In most of the book groups I’m currently in on Facebook, moderators put a one month spoiler ban on new releases, meaning no reactions/reviews/memes/nothing can include information about the current book. After a month, the spoiler ban is lifted or modified. For some groups, spoilers can be shared freely now. In others, there is a warning that is required for others who may not have had a chance to finish what they are reading, informing them that the information shared is a spoiler.

One of my biggest pet peeves with spoilers is what I call the “I don’t give a fuck” or “idgaf” period. This is the period of time immediately after the release of a book where most people are currently reading it or have not read it yet, and others who have read it early or quickly suddenly spoil large moments with no regards for anyone else. This “idgaf” period is typically in the first two weeks range of a book releasing where most people haven’t even had a chance to receive the book yet. Seeing spoilers on a book or book box during this time is honestly irritating for me and many other people.

After a certain amount of time though, when does information stop being a spoiler? For me, I would say three months. That gives people a good amount of time to receive their book or subscription, crack it open, and see what’s going on. In three months, the people who are anticipating reading or seeing it will have a chance to actually do that, especially since not everyone has the free time to read whatever they want, whenever they want.

So if it’s common knowledge not to spoil information immediately after release, why do people do it? Well – I don’t know. It could be because they are excited to share their opinions, they don’t care that others have not read it yet, or they could be oblivious and not realize it’s a spoiler. Whatever the reason, these moments suck for many of the readers who haven’t had a chance to experience the moment for themselves, and taking away that moment is a crappy thing to do.

Now, here’s where the problem comes in: if there is no set timeline on when a spoiler is no longer a spoiler then confusion is bound to happen and so is aggression. This comes about in aggressive comments by people who are upset or personal messages sent that someone is upset they were spoiled. Now if a certain amount of time has passed, these remarks are no longer valid and the person who is upset is unnecessarily aggressive – and this is where the problem lies.

The spoiler band wagon can be overly aggressive, especially when a good amount of time has passed from the release and should no longer be a spoiler. If the book community sets a timeline, then we can avoid confusion and hostility about spoilers and promote a more positive reading experience for everyone.

Now lets talk etiquette. 

When coming across a spoiler, especially in the “idgaf” period, it’s important to let the person know that what they’re doing is wrong, but in a non-aggressive way. Yelling at people, calling them names, or being utterly rude is not the way to go about the situation.

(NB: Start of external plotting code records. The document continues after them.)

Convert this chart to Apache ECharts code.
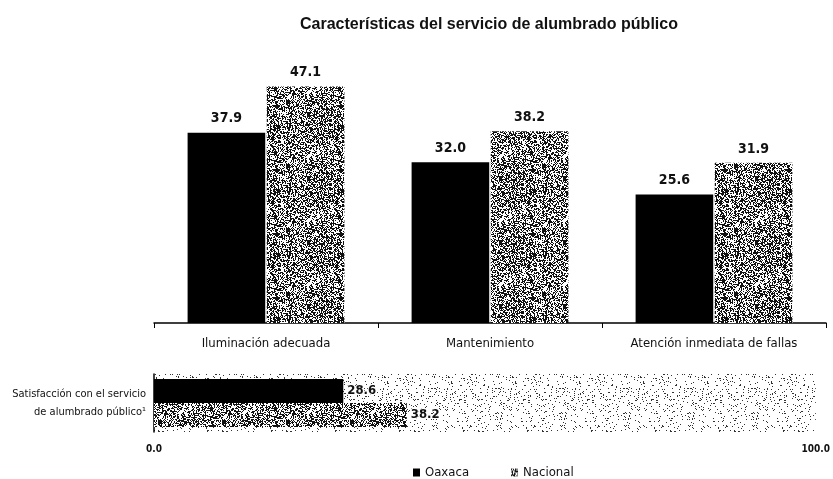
<!DOCTYPE html>
<html>
<head>
<meta charset="utf-8">
<script src="https://cdn.jsdelivr.net/npm/echarts@6/dist/echarts.min.js"></script>
<style>
  html, body { margin: 0; padding: 0; background: #fff; }
  #chart { width: 833px; height: 479px; }
</style>
</head>
<body>
<div id="chart"></div>
<script>
const categories = ["Iluminación adecuada", "Mantenimiento", "Atención inmediata de fallas"]
const oaxacaValues = [37.9, 32.0, 25.6]
const nacionalValues = [47.1, 38.2, 31.9]

const satisfaccionLabel = ["Satisfacción con el servicio\nde alumbrado público¹"]
const satisfaccionOaxaca = [28.6]
const satisfaccionNacional = [38.2]
const satisfaccionTicks = [0, 100]

const narrow = "'Liberation Sans Narrow', 'DejaVu Sans Condensed', 'Liberation Sans', sans-serif"

// fixed speckle textures (scanned print look)
const hash = (x, y, s) => {
  let h = Math.imul(x, 374761393) + Math.imul(y, 668265263) + Math.imul(s, 982451653)
  h = Math.imul(h ^ (h >>> 13), 1274126177)
  return ((h ^ (h >>> 16)) >>> 0) / 4294967296
}
const makeTexture = (size, density, seed, ink) => {
  const c = document.createElement("canvas")
  c.width = size
  c.height = size
  const ctx = c.getContext("2d")
  ctx.fillStyle = "#fff"
  ctx.fillRect(0, 0, size, size)
  ctx.fillStyle = ink
  for (let y = 0; y < size; y++) {
    for (let x = 0; x < size; x++) {
      if (hash(x, y, seed) < density) ctx.fillRect(x, y, 1, 1)
    }
  }
  return c
}
const nacionalFill = { image: makeTexture(64, 0.5, 7, "#111"), repeat: "repeat" }
const trackFill = { image: makeTexture(64, 0.08, 3, "#333"), repeat: "repeat" }

const valueLabel = (pos, size) => ({
  show: true,
  position: pos,
  distance: pos === "top" ? 7 : 4,
  fontFamily: narrow,
  fontSize: size,
  fontWeight: "bold",
  color: "#111",
  textBorderColor: "#fff",
  textBorderWidth: pos === "top" ? 0 : 2,
  formatter: (p) => p.value.toFixed(1)
})

const chart = echarts.init(document.getElementById("chart"))
chart.setOption({
  animation: false,
  title: {
    text: "Características del servicio de alumbrado público",
    left: 484,
    textAlign: "center",
    top: 12,
    textStyle: { fontFamily: "'Liberation Sans', sans-serif", fontSize: 16, fontWeight: "bold", color: "#111" }
  },
  legend: {
    data: ["Oaxaca", "Nacional"],
    left: 408,
    top: 461,
    icon: "rect",
    itemWidth: 7,
    itemHeight: 8,
    itemGap: 42,
    textStyle: { fontFamily: narrow, fontSize: 13, color: "#111" }
  },
  grid: [
    { left: 154, right: 7, top: 72, bottom: 156 },
    { left: 154, right: 14, top: 374, height: 58, show: true, borderWidth: 0, backgroundColor: trackFill }
  ],
  xAxis: [
    {
      gridIndex: 0,
      type: "category",
      data: categories,
      axisLine: { lineStyle: { color: "#000", width: 1.5 } },
      axisTick: { show: true, length: 5, lineStyle: { color: "#000" } },
      axisLabel: { margin: 14, fontFamily: narrow, fontSize: 13, color: "#111" }
    },
    {
      gridIndex: 1,
      type: "value",
      min: satisfaccionTicks[0],
      max: satisfaccionTicks[1],
      interval: 100,
      axisLine: { show: false },
      axisTick: { show: false },
      splitLine: { show: false },
      axisLabel: {
        margin: 12,
        fontFamily: narrow,
        fontSize: 10,
        fontWeight: "bold",
        color: "#111",
        formatter: (v) => v.toFixed(1)
      }
    }
  ],
  yAxis: [
    { gridIndex: 0, type: "value", min: 0, max: 50, show: false },
    {
      gridIndex: 1,
      type: "category",
      data: satisfaccionLabel,
      axisLine: { show: true, lineStyle: { color: "#000", width: 1.5 } },
      axisTick: { show: false },
      axisLabel: { margin: 8, fontFamily: narrow, fontSize: 11, lineHeight: 18, color: "#111" }
    }
  ],
  series: [
    {
      name: "Oaxaca",
      type: "bar",
      xAxisIndex: 0,
      yAxisIndex: 0,
      data: oaxacaValues,
      barGap: "2%",
      barCategoryGap: "30%",
      itemStyle: { color: "#000" },
      label: valueLabel("top", 14)
    },
    {
      name: "Nacional",
      type: "bar",
      xAxisIndex: 0,
      yAxisIndex: 0,
      data: nacionalValues,
      itemStyle: { color: nacionalFill },
      label: valueLabel("top", 14)
    },
    {
      name: "Oaxaca",
      type: "bar",
      xAxisIndex: 1,
      yAxisIndex: 1,
      data: satisfaccionOaxaca,
      barWidth: 24,
      barGap: "0%",
      itemStyle: { color: "#000" },
      label: valueLabel("right", 13)
    },
    {
      name: "Nacional",
      type: "bar",
      xAxisIndex: 1,
      yAxisIndex: 1,
      data: satisfaccionNacional,
      barWidth: 24,
      itemStyle: { color: nacionalFill },
      label: valueLabel("right", 13)
    }
  ]
})
</script>
</body>
</html>
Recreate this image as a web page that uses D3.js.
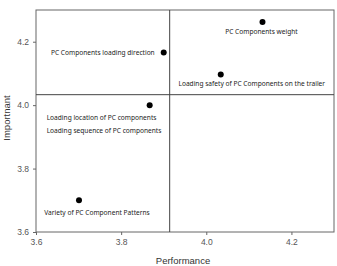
<!DOCTYPE html>
<html>
<head>
<meta charset="utf-8">
<script src="https://d3js.org/d3.v7.min.js"></script>
<style>
  body { margin:0; background:#fff; }
  .tick text { font-family: Arial, "Liberation Sans", sans-serif; font-size:8.5px; fill:#555; }
  .note { font-family: "Noto Sans", sans-serif; font-size:6.6px; fill:#222; }
  .title { font-family: Arial, "Liberation Sans", sans-serif; font-size:9.5px; fill:#333; }
</style>
</head>
<body>
<script>
  // data
  const items = [
    "PC Components weight",
    "PC Components loading direction",
    "Loading safety of PC Components on the trailer",
    "Loading location of PC components",
    "Variety of PC Component Patterns"
  ];
  const performance = [4.132, 3.900, 4.034, 3.867, 3.701];
  const important = [4.262, 4.166, 4.097, 4.000, 3.700];
  const xTicks = [3.6, 3.8, 4.0, 4.2];
  const yTicks = [3.6, 3.8, 4.0, 4.2];
  const meanPerformance = 3.914;
  const meanImportant = 4.033;
  const extraNote = "Loading sequence of PC components";

  const width = 337, height = 266;
  const margin = { top: 10, right: 3, bottom: 34, left: 36 };
  const innerWidth = width - margin.left - margin.right;
  const innerHeight = height - margin.top - margin.bottom;

  const svg = d3.select("body").append("svg")
    .attr("width", width)
    .attr("height", height);

  const g = svg.append("g")
    .attr("transform", `translate(${margin.left},${margin.top})`);

  const x = d3.scaleLinear().domain([3.6, 4.3]).range([0, innerWidth]);
  const y = d3.scaleLinear().domain([3.6, 4.3]).range([innerHeight, 0]);

  const xAxis = g.append("g")
    .attr("transform", `translate(0,${innerHeight})`)
    .call(d3.axisBottom(x).tickValues(xTicks).tickFormat(d3.format(".1f")).tickSize(3).tickPadding(4));
  const yAxis = g.append("g")
    .call(d3.axisLeft(y).tickValues(yTicks).tickFormat(d3.format(".1f")).tickSize(3).tickPadding(4));
  [xAxis, yAxis].forEach(a => {
    a.select(".domain").remove();
    a.selectAll(".tick line").attr("stroke", "#666");
  });

  // frame
  g.append("rect")
    .attr("width", innerWidth).attr("height", innerHeight)
    .attr("fill", "none").attr("stroke", "#666").attr("stroke-width", 1);

  // quadrant lines
  g.append("line")
    .attr("x1", x(meanPerformance)).attr("x2", x(meanPerformance))
    .attr("y1", 0).attr("y2", innerHeight)
    .attr("stroke", "#444").attr("stroke-width", 1);
  g.append("line")
    .attr("x1", 0).attr("x2", innerWidth)
    .attr("y1", y(meanImportant)).attr("y2", y(meanImportant))
    .attr("stroke", "#444").attr("stroke-width", 1);

  g.selectAll("circle.pt")
    .data(items)
    .enter().append("circle")
    .attr("class", "pt")
    .attr("cx", (d, i) => x(performance[i]))
    .attr("cy", (d, i) => y(important[i]))
    .attr("r", 3)
    .attr("fill", "#000");

  // label placement (anchor, dx, dy relative to point)
  const place = [
    { anchor: "middle", dx: -1, dy: 12 },
    { anchor: "end", dx: -9, dy: 3 },
    { anchor: "middle", dx: 31, dy: 12 },
    { anchor: "start", dx: -103, dy: 15 },
    { anchor: "middle", dx: 18, dy: 15 }
  ];
  g.selectAll("text.note")
    .data(items)
    .enter().append("text")
    .attr("class", "note")
    .attr("x", (d, i) => x(performance[i]) + place[i].dx)
    .attr("y", (d, i) => y(important[i]) + place[i].dy)
    .attr("text-anchor", (d, i) => place[i].anchor)
    .text(d => d);

  g.append("text")
    .attr("class", "note")
    .attr("x", x(performance[3]) - 103)
    .attr("y", y(important[3]) + 28)
    .attr("text-anchor", "start")
    .text(extraNote);

  svg.append("text")
    .attr("class", "title")
    .attr("x", margin.left + innerWidth / 2 - 2)
    .attr("y", height - 2)
    .attr("text-anchor", "middle")
    .text("Performance");

  svg.append("text")
    .attr("class", "title")
    .attr("transform", `translate(10,${margin.top + innerHeight / 2 - 3}) rotate(-90)`)
    .attr("text-anchor", "middle")
    .text("Importnant");
</script>
</body>
</html>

Not only does that make the other person defensive, but it can create a mob mentality and others will join in. Being upset about a spoiler is okay though, but being abrasive or rude is not.

When it’s after the “idgaf” period, we enter the “beware” period. This period is the remaining two and a half months after a release when a person may encounter spoilers and can still justify being upset. In this period, it is still other people’s responsibility to be courteous to others about spoilers, whether by not sharing them or giving a warning. At the same time, the closer to the two and three month mark, the responsibility should shift onto the reader who wants to avoid them. If that means avoiding certain pages or groups who might share spoilers, then avoid them.

If it’s after the three month grace period then the spoiler worry is no longer on the sharer. People are allowed to post reactions, memes, jokes, photos, and more regarding to the books that are out and it is not their job to warn others or avoid spoiling others anymore. While some may still be upset at being spoiled, it is no longer their right to complain about them – except in certain situations.

  1. Someone is aware you are currently reading a book and spoils a big moment for you either on purpose or on accident
  2. Someone posts a spoiler for a series in a group that is focused on one topic (ex. a spoiler for The Wicked King in the ACOTAR group).
  3. Someone spoiling a book in a group chat/comments where a person is asking for opinions/thoughts on if they should read said book

Those are the only situations I would warrant upset regarding spoilers after this grace period. Besides that – it’s fair game.

Now, this is all my opinion. There are people who warrant longer or shorter grace periods, depending on their reading habits and consideration of other people. This is where the consistency should come in. The book community should come together and decide what is the “idgaf” period, the “beware” period, and the “free game” period. Without these time constraints, it is difficult to justify and end this debate.

Overall, spoilers suck and being malicious in sharing them immediately after release is a crappy thing to do. But being rude to other people, even when upset, is also a crappy thing to do. And getting spoiled after a certain amount of time no longer is the person posting’s worry, but the readers.

I think it’s important to open up the debate, so let me know what your opinions on spoilers are and the timeline and etiquette you think is far!